Have you ever experienced a slip of the tongue or set tongues wagging? Tim Bowen articulates his thoughts on some idioms.
If something is easy to pronounce, it can be said to trip off the tongue. If, on the other hand, something is difficult to pronounce, it is difficult to get your tongue round it, as in ‘I had trouble getting my tongue round some of their names’.
You may need to bite your tongue to stop yourself from saying something you would like to say because you will upset someone or make them angry.
Alcohol can loosen someone’s tongue if the person drinking it discloses some information that they would not have spoken about had they not had a drink, as in ‘Three-quarters of a bottle of wine had loosened her tongue so she told us all about her arguments with Pete’.

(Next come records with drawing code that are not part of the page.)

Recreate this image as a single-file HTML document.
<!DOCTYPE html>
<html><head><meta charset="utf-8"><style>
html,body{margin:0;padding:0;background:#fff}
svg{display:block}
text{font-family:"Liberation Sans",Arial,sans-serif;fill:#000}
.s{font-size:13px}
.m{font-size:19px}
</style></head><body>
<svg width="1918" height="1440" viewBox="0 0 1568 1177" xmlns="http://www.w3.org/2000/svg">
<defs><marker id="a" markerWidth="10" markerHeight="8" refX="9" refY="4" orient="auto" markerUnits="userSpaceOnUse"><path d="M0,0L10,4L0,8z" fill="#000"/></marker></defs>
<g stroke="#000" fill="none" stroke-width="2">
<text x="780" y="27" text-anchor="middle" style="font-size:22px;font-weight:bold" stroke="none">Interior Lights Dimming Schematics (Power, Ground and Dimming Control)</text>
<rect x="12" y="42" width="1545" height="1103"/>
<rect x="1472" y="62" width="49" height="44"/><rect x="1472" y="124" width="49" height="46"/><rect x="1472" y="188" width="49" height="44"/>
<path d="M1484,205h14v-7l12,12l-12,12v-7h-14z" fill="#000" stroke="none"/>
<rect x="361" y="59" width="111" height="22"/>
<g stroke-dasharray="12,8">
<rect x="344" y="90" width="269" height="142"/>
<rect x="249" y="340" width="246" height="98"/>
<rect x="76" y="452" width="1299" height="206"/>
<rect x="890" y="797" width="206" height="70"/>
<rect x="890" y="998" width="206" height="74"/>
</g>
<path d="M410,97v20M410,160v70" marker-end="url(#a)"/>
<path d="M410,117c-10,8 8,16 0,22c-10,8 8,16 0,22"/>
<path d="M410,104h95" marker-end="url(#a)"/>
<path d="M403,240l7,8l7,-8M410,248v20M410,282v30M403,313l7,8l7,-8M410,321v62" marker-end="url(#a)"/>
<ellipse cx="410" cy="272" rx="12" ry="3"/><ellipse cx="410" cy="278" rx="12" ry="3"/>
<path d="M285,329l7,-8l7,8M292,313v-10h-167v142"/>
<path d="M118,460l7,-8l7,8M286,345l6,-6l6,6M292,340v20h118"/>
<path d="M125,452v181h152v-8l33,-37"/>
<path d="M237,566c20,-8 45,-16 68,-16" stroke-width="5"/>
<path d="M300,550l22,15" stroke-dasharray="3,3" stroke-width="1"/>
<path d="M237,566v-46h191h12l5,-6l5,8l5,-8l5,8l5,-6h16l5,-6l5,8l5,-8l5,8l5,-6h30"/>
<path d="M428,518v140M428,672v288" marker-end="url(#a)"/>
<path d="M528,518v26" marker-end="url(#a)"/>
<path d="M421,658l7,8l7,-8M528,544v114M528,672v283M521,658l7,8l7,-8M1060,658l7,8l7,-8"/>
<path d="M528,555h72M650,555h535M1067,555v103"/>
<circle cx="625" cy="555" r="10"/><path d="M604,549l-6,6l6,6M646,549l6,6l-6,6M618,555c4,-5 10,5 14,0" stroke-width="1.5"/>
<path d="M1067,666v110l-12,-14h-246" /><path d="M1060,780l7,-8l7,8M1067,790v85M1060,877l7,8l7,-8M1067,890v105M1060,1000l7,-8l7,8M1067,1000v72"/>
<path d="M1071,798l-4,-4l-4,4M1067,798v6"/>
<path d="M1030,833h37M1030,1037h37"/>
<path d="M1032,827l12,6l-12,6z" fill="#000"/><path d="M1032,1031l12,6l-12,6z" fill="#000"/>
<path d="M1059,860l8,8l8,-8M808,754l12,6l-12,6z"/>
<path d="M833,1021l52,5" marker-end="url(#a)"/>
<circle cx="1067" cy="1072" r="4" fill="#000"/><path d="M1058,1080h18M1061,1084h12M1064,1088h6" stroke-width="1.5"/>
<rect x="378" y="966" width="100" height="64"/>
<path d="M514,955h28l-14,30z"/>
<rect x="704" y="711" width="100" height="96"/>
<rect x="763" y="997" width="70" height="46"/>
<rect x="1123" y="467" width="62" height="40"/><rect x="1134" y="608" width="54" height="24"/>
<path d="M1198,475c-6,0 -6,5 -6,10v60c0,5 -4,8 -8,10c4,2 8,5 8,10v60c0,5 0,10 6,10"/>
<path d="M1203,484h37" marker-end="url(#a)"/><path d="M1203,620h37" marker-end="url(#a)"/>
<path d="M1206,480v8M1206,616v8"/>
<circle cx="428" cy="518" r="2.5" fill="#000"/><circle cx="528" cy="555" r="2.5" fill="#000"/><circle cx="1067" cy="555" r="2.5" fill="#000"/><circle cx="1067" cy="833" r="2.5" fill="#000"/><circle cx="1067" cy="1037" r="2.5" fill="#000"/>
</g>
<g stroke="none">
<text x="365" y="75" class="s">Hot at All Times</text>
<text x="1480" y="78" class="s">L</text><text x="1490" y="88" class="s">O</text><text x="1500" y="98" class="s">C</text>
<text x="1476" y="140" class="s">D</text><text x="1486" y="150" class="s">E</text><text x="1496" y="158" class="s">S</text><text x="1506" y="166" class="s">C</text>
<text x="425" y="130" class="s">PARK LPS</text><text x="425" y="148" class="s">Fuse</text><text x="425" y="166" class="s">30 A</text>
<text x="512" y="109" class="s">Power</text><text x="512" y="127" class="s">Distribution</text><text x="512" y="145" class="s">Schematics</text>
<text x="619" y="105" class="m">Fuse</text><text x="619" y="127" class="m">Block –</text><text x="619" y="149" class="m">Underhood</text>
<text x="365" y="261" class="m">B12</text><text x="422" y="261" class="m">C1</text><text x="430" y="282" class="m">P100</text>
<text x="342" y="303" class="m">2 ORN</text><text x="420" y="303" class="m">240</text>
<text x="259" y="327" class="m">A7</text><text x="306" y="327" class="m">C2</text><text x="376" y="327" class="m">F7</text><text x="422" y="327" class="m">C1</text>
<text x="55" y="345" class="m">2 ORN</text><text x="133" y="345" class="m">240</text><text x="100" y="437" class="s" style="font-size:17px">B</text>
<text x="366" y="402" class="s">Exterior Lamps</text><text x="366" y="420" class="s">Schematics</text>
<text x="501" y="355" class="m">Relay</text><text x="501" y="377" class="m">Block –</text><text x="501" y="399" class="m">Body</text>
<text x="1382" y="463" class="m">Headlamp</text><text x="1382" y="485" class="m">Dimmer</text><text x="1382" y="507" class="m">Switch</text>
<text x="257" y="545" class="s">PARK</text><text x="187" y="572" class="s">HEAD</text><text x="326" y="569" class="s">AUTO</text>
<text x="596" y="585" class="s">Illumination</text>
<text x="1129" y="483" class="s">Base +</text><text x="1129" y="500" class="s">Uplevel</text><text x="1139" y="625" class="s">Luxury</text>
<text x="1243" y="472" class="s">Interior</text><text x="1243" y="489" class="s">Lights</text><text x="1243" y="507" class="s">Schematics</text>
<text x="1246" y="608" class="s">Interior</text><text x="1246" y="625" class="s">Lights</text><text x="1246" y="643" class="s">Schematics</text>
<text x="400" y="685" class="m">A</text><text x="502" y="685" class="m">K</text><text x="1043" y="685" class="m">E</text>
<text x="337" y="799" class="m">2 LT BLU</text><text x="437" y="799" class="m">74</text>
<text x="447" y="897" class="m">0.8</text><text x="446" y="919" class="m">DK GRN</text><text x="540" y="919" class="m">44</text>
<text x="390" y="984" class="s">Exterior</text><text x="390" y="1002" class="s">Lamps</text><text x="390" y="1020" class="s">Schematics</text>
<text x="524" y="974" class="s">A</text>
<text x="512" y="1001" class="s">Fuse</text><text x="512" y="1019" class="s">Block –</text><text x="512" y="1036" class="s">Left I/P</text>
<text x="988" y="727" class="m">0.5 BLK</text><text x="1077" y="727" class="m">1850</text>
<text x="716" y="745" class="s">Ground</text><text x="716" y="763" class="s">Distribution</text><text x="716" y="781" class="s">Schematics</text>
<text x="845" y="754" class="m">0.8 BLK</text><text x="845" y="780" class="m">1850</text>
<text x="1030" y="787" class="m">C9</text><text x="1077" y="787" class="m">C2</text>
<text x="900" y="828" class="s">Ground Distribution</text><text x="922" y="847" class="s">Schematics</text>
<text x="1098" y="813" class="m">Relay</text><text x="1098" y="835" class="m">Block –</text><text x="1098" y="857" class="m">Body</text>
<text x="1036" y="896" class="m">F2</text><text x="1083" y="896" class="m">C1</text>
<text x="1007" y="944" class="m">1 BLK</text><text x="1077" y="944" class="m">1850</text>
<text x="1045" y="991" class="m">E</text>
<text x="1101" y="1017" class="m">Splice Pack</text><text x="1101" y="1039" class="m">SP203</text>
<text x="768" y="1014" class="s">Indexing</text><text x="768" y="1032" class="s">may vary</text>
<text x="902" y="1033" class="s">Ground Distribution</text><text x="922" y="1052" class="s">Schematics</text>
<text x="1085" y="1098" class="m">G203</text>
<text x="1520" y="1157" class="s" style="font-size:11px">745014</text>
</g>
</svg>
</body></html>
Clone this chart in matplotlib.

If tongues wag, people gossip about another person, usually saying unkind things about them, as in ‘Leaving his car parked outside her house was bound to set tongues wagging’.
If you say or write something with your tongue in your cheek, you intend it to be humorous and do not mean it seriously, as in ‘He had his tongue firmly in his cheek when he described the rioters as enterprising’.
A slip of the tongue is used to describe a situation where you say something that you do not mean to say, an in ‘He apologized for calling his opponent an idiot, explaining that it was just a slip of the tongue’.
If a word, a name or a fact is on the tip of your tongue, you know it but you cannot remember it at the time of speaking. Similarly, if you are tongue-tied, you are unable to speak because you are nervous or embarrassed.